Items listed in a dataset
-.-.-
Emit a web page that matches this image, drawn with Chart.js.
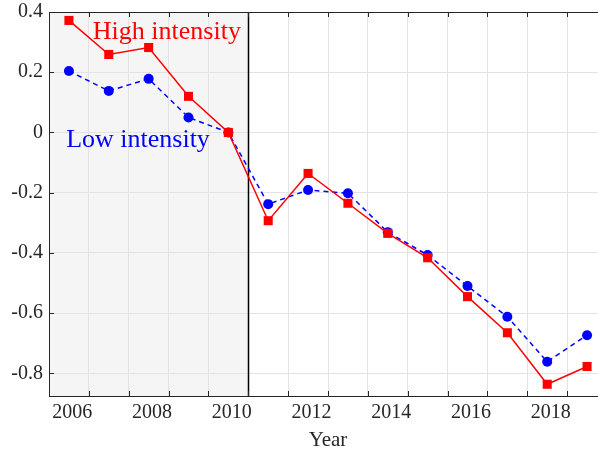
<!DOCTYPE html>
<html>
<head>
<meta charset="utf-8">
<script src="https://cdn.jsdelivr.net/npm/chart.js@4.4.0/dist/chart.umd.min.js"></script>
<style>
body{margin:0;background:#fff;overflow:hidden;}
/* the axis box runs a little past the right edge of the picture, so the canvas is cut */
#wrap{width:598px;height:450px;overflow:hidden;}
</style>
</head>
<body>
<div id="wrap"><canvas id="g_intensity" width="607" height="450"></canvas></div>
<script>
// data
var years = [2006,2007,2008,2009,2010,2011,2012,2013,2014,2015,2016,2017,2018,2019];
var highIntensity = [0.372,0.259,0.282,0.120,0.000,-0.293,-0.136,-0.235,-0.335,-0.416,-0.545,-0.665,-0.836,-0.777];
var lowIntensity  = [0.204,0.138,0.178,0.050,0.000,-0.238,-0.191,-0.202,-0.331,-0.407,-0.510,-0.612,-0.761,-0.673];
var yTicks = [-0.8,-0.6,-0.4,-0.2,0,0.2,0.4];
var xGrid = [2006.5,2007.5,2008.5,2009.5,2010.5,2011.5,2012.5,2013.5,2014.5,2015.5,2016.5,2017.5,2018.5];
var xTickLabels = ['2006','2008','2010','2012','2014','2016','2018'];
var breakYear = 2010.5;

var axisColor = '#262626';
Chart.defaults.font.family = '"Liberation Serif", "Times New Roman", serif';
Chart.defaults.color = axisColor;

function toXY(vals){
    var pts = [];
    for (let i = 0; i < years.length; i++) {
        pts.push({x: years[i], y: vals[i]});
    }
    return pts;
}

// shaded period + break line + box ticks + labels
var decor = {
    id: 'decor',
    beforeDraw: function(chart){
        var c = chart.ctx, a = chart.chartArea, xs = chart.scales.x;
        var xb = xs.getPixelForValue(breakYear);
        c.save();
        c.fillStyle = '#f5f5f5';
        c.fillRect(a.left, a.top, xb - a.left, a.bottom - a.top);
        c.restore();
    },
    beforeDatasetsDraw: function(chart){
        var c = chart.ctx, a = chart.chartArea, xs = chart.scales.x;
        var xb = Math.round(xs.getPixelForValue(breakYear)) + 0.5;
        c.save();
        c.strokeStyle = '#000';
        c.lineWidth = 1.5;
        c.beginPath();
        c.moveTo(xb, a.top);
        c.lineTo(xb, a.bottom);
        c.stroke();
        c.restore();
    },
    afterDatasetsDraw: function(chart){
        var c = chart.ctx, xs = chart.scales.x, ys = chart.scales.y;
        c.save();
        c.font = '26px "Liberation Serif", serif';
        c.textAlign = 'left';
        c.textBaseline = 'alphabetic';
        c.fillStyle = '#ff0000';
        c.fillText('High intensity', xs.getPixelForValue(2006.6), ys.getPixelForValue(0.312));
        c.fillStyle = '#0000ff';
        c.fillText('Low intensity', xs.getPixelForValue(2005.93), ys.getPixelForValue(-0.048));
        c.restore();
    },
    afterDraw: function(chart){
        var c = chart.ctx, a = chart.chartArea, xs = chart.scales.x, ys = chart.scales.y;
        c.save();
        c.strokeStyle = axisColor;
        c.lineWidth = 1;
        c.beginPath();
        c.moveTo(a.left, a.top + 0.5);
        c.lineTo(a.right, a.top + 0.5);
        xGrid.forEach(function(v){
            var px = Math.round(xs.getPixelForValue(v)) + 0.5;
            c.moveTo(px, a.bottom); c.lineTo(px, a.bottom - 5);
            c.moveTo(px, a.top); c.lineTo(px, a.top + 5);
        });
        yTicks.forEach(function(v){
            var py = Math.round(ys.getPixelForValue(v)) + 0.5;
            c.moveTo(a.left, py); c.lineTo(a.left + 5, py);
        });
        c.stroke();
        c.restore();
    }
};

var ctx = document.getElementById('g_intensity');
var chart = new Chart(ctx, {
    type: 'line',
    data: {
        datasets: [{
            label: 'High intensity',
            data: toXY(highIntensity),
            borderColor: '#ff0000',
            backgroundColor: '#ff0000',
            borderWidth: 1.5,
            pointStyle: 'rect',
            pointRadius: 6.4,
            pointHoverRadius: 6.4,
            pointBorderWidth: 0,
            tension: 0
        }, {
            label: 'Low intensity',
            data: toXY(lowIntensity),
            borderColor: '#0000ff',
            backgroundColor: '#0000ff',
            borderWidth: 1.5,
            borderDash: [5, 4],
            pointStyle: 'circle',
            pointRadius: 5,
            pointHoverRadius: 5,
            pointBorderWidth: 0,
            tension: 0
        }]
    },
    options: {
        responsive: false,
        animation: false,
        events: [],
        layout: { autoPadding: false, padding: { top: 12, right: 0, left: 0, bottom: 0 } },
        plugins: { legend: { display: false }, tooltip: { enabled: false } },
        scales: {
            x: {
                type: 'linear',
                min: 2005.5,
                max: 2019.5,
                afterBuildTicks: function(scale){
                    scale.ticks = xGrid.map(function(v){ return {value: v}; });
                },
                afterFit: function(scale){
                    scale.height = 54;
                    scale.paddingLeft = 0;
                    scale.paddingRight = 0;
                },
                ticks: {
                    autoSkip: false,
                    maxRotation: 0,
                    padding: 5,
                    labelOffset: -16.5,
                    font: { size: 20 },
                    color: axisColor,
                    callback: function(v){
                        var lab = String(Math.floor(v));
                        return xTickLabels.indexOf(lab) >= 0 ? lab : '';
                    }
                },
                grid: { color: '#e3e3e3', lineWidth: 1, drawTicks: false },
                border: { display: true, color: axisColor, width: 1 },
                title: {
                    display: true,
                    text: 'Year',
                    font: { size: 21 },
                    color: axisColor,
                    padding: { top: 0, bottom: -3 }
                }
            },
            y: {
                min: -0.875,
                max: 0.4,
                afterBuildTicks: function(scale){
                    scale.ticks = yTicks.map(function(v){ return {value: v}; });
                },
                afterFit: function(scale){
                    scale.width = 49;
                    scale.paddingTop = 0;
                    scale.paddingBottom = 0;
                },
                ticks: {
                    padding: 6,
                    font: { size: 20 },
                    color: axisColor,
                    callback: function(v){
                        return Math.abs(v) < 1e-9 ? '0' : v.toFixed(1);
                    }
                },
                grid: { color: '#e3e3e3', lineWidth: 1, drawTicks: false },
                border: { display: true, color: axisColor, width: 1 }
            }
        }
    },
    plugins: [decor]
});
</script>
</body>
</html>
-.-.-
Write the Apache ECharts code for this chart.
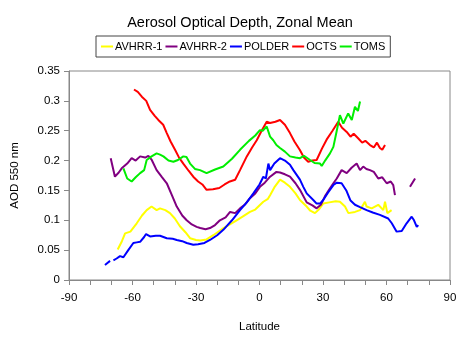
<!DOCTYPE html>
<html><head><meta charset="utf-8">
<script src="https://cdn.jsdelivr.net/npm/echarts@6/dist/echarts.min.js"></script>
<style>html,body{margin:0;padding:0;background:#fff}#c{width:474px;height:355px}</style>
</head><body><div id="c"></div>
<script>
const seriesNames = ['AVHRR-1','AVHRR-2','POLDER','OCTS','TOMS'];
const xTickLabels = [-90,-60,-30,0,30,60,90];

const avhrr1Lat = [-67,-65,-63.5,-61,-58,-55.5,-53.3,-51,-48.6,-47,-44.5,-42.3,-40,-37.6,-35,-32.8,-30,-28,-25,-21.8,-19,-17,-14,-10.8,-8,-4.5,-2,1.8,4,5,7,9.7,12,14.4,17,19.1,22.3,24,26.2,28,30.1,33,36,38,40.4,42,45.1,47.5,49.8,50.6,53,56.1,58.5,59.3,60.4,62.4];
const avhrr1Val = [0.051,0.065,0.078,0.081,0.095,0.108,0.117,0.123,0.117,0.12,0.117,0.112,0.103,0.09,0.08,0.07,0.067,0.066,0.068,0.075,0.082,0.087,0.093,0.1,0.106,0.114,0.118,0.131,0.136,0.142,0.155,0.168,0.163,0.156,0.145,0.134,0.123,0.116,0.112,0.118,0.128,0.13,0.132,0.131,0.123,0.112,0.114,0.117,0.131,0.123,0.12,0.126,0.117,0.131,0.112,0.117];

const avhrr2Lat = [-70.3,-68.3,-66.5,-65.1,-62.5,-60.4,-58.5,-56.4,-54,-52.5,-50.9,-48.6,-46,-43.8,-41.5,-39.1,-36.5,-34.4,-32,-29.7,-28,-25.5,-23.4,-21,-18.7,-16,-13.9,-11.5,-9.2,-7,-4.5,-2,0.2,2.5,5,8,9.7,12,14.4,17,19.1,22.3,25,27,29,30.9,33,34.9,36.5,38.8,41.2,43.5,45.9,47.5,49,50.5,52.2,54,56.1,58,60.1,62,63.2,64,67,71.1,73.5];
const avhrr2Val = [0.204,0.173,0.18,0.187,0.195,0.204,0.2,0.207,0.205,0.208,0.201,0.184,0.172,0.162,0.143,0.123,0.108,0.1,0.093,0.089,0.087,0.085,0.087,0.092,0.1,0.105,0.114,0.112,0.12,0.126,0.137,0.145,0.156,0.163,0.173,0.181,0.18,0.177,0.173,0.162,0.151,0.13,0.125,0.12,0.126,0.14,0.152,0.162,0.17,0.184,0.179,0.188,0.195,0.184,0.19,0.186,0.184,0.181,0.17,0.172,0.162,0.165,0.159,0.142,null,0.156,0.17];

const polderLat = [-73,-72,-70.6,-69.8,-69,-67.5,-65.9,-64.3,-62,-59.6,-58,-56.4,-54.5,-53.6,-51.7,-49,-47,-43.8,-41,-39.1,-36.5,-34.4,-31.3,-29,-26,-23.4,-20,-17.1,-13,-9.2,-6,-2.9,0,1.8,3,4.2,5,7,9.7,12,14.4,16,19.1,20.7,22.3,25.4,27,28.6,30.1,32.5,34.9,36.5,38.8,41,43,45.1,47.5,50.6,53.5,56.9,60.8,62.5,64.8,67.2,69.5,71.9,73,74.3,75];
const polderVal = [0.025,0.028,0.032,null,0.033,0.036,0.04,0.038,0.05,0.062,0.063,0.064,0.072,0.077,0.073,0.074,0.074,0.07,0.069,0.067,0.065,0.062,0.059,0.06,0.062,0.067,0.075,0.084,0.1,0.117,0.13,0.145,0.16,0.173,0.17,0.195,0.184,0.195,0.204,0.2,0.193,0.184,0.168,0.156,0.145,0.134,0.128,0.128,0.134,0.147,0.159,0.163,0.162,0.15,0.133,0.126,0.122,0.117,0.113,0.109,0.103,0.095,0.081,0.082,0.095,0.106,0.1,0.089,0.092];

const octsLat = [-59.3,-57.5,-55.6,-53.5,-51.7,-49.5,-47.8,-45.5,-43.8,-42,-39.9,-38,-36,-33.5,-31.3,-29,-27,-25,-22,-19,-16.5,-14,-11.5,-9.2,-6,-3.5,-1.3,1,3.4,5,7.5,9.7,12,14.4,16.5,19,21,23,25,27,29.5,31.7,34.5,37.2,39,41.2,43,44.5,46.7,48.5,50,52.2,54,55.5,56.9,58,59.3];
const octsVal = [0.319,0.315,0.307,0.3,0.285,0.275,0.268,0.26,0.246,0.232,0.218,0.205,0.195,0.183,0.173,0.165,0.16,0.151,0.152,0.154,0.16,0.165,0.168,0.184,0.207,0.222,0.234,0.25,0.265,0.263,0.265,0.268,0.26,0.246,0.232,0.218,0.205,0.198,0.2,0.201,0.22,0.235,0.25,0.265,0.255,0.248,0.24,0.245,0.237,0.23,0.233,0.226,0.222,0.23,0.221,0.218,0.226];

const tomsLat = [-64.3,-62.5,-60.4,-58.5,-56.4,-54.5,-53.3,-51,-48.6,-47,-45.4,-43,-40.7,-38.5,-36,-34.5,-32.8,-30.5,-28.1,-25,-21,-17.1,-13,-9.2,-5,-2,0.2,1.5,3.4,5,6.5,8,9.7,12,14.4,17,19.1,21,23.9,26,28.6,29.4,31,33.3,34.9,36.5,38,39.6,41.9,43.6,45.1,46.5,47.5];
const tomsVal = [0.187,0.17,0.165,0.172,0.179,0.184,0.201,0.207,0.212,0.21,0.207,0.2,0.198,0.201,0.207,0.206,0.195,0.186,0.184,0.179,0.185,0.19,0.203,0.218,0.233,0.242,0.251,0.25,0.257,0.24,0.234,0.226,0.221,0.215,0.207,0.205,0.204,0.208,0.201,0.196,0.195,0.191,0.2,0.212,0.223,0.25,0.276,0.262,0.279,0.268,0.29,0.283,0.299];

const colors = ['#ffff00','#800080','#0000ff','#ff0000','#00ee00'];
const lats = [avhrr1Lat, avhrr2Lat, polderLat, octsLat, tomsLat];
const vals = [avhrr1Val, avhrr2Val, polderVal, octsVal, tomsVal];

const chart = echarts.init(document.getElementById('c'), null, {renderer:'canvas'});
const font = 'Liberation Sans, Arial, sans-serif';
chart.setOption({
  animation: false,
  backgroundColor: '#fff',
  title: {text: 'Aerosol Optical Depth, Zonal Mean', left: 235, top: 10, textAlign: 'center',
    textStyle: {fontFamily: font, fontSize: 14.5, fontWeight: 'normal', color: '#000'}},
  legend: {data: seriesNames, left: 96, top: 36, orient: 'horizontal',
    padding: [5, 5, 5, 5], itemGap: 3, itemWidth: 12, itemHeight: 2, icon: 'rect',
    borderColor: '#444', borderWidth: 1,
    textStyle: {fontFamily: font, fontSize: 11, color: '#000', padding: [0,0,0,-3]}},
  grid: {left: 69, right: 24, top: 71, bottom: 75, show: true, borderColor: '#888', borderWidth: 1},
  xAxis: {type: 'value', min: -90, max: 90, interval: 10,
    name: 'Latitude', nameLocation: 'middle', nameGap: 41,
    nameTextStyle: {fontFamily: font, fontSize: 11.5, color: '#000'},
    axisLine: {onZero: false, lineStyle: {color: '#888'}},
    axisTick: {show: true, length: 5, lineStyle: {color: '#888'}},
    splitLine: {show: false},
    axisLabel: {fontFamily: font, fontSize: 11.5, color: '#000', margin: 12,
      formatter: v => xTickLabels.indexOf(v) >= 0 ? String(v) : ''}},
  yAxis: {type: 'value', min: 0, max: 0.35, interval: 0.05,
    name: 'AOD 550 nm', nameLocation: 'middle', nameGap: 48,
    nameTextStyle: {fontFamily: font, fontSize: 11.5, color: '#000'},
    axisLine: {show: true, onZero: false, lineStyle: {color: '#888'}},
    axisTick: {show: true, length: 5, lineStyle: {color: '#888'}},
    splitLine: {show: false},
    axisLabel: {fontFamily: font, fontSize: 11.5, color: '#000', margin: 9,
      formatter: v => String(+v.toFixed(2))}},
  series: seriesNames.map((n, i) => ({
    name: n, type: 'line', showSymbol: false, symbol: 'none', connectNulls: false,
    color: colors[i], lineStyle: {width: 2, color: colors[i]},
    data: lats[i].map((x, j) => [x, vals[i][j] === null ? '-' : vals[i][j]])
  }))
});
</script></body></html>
-.-.-
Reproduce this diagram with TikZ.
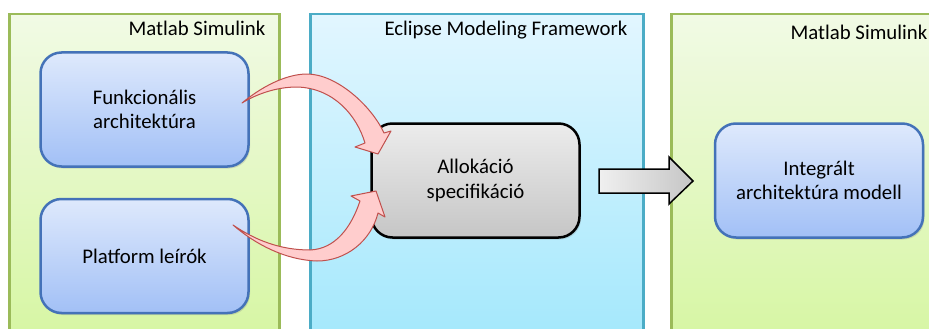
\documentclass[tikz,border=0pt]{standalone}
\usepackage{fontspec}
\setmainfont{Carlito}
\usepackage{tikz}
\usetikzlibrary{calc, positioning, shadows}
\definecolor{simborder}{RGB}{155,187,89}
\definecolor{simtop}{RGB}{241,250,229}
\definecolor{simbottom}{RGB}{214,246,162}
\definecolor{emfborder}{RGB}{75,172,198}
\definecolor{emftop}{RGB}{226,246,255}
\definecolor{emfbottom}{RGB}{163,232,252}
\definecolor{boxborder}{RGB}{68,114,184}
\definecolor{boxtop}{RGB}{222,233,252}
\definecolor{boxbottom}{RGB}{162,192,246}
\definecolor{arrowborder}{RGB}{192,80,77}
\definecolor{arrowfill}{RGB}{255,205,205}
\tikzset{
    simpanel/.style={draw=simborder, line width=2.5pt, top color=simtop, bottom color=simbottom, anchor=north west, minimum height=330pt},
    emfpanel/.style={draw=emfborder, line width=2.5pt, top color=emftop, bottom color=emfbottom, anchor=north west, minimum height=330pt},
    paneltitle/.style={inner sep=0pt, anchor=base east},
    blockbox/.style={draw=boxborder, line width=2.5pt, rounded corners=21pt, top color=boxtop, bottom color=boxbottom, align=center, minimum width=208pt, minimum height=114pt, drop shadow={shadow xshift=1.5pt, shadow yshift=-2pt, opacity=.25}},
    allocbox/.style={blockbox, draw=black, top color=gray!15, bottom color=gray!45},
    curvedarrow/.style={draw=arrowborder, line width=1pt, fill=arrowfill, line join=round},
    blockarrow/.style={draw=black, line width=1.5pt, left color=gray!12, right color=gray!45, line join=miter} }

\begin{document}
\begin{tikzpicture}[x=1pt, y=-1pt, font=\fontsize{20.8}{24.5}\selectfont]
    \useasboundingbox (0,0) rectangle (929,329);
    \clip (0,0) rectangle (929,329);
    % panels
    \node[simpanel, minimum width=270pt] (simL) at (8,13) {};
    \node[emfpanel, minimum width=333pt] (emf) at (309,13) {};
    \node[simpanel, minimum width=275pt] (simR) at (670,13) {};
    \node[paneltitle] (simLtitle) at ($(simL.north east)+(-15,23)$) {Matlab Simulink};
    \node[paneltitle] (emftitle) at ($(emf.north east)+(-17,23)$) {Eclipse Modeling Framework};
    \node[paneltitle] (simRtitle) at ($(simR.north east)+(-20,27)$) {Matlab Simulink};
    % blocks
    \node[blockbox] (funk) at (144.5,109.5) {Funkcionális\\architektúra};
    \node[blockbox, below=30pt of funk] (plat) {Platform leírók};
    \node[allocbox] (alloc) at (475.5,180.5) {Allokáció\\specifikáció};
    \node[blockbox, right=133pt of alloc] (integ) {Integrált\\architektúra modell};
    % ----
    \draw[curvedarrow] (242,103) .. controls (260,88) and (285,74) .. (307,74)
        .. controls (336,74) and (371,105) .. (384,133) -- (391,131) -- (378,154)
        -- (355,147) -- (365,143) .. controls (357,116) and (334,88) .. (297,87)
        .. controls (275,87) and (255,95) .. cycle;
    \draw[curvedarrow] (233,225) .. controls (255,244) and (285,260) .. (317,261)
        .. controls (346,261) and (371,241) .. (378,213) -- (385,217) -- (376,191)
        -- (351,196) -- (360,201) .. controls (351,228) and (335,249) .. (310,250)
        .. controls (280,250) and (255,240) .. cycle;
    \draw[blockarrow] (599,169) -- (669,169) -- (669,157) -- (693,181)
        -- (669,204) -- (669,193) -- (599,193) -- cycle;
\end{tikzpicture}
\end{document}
-.-.-
Problem description | Repeat exactly, and only, the lines between the line holding "Write the Apache ECharts code for this chart." and the line holding "const xTickLabels = [-90,-60,-30,0,30,60,90];", inclusive, leaving pictures out.

Solution to the exercise |
Write the Apache ECharts code for this chart.
<!DOCTYPE html>
<html><head><meta charset="utf-8">
<script src="https://cdn.jsdelivr.net/npm/echarts@6/dist/echarts.min.js"></script>
<style>html,body{margin:0;padding:0;background:#fff}#c{width:474px;height:355px}</style>
</head><body><div id="c"></div>
<script>
const seriesNames = ['AVHRR-1','AVHRR-2','POLDER','OCTS','TOMS'];
const xTickLabels = [-90,-60,-30,0,30,60,90];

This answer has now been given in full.